I can’t imagine Rider Haggard (if he’d still been alive) would have been too happy about ‘Golden Blood’!

AlthoughI find Le Fanu’s prose style pretty OTT, his stories often repay a closer look, especially once you know the context – apparently, ‘Green Tea’ is an early example of a story that deliberately hints at both a rational and a supernatural explanation. Either the demon plaguing the old clergyman is an hallucination, brought on by drinking too much green tea or the creature really is from hell.

John Miller

There are definite call-outs, if you will, to Haggard, but every generation of writers build on the past. Some more closely than others.

Yes, good point on “Green Tea.” Looking at it from a modern perspective, it would seem that the supernatural explanation, whatever it might be, is the more rational one, because I drink a fair amount of green tea and haven’t been afflicted by monkey demons. Although I prefer it iced, so maybe that’s saved me so far.

Aonghus Fallon

Re Green Tea. I never really got that, either! I have a dim memory of reading how tea was a big thing in the UK initially, to the extent that there were concerns it might be addictive. So maybe green tea got particularly bad press?

I wonder if Williamson’s story was a deliberate nod to ‘She’? Given that he used the same name (more or less).

John Miller

Possibly from the coffee corporate block. People were drinking a lot of weird stuff back then. I know more about the history of peculiar beverages here in the US because when I was doing archaeology I was able to date historic sites by bottle shards, and the range of drinks back then was crazy. Most of the “tonics” were more or less pure alcohol, if they weren’t composed of actual poisons and drugs like laudinum and arsenic.

Could be with the Williamson story. Parenthetically, I had only become aware of the 1935 film version of SHE last year. Highly recommended. But the strange thing with that film is that they changed the setting to the Arctic!

Aonghus Fallon

It got a mention on another blog I check out regularly. He described it as ‘wonderfully bonkers’. Also that Nigel Bruce played the role played by Bernard Cribbens in the better known version.

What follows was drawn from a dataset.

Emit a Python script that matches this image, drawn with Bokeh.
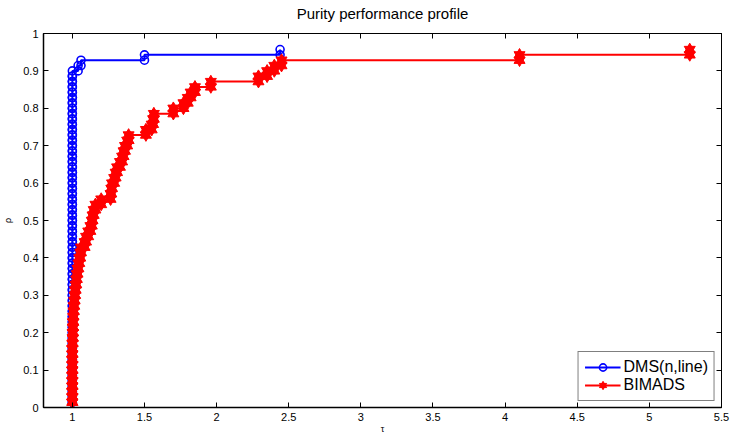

The latter had a sequel ‘He’ which I saw as a kid in a friend’s house long before its predecessor, and which led to a lot of confusion on my part when I eventually did read the book years later. I kept wondering how I’d managed to get the plot so wrong….

Aonghus Fallon

Good point (re tea). Never thought that coffee-producers might regard tea as a threat! (which they must have done)

John Miller

My biggest take-away from the ’35 SHE is that Disney ripped it off in a big way in re Maleficent.